I think there is a deeper layer to what Roberts is saying here. In his Critique of Pure Reason, Immanuel Kant wrote that reason seeks an unconditioned ground–that is, the human faculty of reason wants a complete explanatory account of events in the world. But this demand for the unconditioned, according to Kant, leads us to an error that he terms “transcendental illusion.” This illusion is the propensity to “take a subjective necessity of a connection of our concepts…for an objective necessity in the determination of things in themselves” (A297/B354). In other words, our reason takes its subjective principles and interests to hold objectively.
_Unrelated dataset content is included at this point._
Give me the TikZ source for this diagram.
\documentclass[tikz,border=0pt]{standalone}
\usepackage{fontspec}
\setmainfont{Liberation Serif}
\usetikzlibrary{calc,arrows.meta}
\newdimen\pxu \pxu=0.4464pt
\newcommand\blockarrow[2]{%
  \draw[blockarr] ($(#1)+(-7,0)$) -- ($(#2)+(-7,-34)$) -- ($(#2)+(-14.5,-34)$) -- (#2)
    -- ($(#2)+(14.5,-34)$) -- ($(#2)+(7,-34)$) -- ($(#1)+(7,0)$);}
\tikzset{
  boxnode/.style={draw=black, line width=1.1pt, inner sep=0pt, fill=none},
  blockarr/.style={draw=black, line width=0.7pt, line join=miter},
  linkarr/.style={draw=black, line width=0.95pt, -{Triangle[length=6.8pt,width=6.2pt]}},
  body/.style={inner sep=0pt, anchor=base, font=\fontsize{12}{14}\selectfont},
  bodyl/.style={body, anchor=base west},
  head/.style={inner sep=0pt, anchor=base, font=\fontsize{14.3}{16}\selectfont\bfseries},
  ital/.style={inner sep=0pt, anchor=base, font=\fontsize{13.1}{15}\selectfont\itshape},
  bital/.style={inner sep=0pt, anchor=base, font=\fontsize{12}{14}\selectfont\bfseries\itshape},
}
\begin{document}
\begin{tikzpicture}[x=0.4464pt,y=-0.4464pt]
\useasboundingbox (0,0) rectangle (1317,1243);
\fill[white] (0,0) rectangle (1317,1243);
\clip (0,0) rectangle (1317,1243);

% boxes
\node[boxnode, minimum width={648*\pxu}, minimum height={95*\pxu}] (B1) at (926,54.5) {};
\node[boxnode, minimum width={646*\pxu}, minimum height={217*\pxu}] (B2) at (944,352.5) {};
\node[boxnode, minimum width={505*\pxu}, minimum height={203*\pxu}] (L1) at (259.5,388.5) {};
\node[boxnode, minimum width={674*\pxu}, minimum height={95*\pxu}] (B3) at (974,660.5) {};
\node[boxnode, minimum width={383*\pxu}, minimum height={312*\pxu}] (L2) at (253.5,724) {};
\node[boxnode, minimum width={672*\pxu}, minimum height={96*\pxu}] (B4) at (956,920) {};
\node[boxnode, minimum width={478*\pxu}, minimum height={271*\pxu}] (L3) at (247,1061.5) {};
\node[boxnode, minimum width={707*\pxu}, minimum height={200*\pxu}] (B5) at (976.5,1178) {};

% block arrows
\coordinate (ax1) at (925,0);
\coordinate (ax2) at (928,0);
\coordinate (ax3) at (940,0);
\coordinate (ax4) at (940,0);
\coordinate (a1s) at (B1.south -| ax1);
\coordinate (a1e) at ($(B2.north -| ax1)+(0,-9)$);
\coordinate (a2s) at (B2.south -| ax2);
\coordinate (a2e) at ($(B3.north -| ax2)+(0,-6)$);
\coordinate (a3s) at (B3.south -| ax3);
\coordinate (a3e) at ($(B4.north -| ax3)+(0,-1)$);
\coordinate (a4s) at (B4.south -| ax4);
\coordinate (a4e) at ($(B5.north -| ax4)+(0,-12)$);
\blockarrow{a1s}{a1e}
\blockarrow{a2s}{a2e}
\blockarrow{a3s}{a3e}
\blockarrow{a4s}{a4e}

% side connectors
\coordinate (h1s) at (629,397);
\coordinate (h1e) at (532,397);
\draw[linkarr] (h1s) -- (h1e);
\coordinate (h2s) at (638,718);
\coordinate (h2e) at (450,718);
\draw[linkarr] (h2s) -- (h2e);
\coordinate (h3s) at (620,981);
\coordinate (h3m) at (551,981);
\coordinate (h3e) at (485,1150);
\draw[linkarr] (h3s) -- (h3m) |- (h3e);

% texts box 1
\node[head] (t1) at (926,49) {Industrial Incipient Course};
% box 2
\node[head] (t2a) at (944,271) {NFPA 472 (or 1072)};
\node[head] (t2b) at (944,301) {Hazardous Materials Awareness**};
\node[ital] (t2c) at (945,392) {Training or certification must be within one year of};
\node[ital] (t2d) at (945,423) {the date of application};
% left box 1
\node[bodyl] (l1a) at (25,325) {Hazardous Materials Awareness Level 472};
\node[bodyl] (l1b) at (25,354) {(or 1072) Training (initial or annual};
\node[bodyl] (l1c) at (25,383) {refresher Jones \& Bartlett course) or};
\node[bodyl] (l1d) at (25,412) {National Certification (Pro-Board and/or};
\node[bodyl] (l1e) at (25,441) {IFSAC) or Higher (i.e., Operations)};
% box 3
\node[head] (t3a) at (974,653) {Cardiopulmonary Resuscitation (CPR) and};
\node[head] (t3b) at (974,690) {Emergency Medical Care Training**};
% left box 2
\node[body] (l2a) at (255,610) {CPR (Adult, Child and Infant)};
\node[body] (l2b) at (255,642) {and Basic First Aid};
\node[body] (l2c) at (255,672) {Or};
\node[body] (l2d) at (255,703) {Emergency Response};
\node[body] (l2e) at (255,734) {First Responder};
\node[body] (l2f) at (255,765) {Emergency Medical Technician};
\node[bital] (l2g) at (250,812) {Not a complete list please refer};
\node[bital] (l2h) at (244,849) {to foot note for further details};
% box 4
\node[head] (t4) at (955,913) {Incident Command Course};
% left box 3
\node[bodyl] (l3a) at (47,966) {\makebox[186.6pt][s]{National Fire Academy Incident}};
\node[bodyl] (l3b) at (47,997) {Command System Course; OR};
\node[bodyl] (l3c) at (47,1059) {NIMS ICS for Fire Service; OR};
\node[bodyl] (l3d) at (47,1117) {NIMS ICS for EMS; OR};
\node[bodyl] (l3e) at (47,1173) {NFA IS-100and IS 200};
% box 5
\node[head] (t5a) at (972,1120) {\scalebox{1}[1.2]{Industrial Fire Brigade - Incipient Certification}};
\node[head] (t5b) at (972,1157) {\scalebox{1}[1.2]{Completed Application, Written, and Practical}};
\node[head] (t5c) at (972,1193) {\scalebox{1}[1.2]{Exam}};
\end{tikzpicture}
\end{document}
Unfortunately for reason, and for us, this demand for the unconditioned is doomed to be unmet–we are precluded from a “full” knowledge of things in the world.
Why does this matter for our consideration of language models? If we’re willing to take a Kantian perspective, then we might see ourselves as demanding reasons for why language models are capable of displaying behavior that we normally only see in humans. Faced with an impenetrable “black box,” we supply our own explanations for that “true” reason we cannot find. We give explanations for this behavior that are simple, familiar. The complex intercourse of matrices boils down to “there’s a ghost in the machine.” LaMDA can hold a conversation with me just as well as my friends can–the only explanations I’m familiar with for such behavior are that the thing I’m talking to has some real experience with what it’s talking about.
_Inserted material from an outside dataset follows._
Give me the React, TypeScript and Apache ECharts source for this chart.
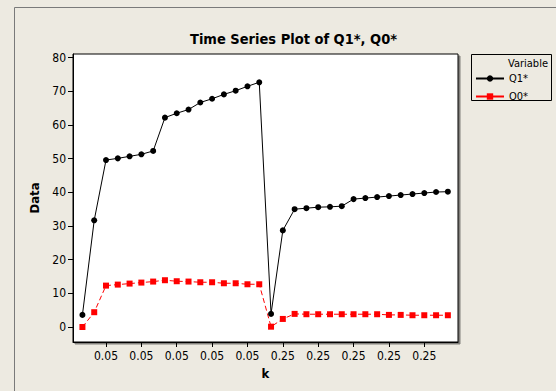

We don’t have to go as far as Kant to say that we demand full explanations for everything in the world, but it seems sensible to say that there is something unsatisfying about how well most people–and even researchers–understand modern AI systems. It is, then, reasonable to expect that people will look for satisfying explanations for these systems’ behavior. It is said that any sufficiently advanced technology is indistinguishable from magic, but most of us do not suffer magic as the sole explanation for events in our world.
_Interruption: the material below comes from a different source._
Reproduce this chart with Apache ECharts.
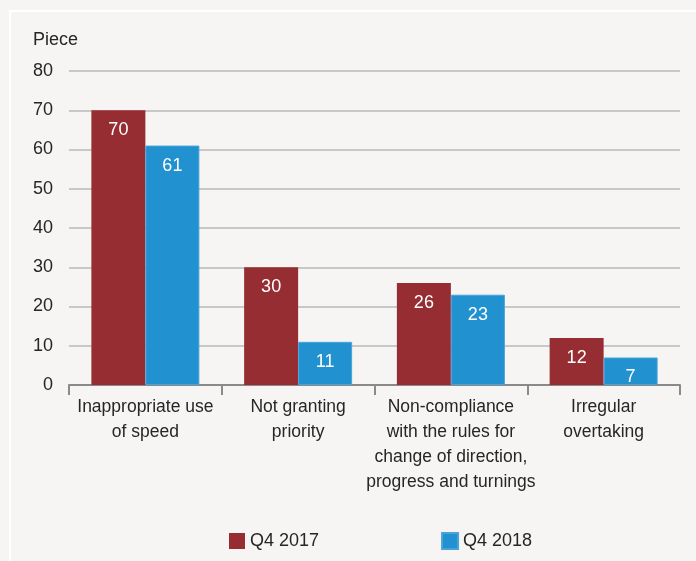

I suspect that going into the future, more research will be dedicated to building and improving new systems than scientifically investigating existing ones. Newness is exciting, and it’s incredibly satisfying to see progress. But this may leave behind an understanding of how and why modern AI systems do what they do. I think this gap between understanding and capability, while inevitable to some extent, is worthy of concern if it becomes too egregious (the recent sentience claims may even be an indication that this gap is already approaching worrying levels).
As a result, we should expect more and more claims about sentience to arise as AI continues to progress. More advanced systems might make Lemoine’s sentience claims feel less ridiculous (or at least hard to falsify), unless we understand those systems better than we currently understand LaMDA. In light of all this, I’ll conclude with three recommendations:
ML researchers should pursue more basic science to understand the things we’re building.
Anyone who communicates broadly about AI systems should be very careful about their language. We have previously published an article detailing best practices for AI coverage.
Everyone should seek to become more aware of their cognitive biases and potential errors in their reasoning. We all make incorrect judgements and evaluations in everyday life–while many of these errors may be innocuous, some matter. I think the ones we discussed in this article really do.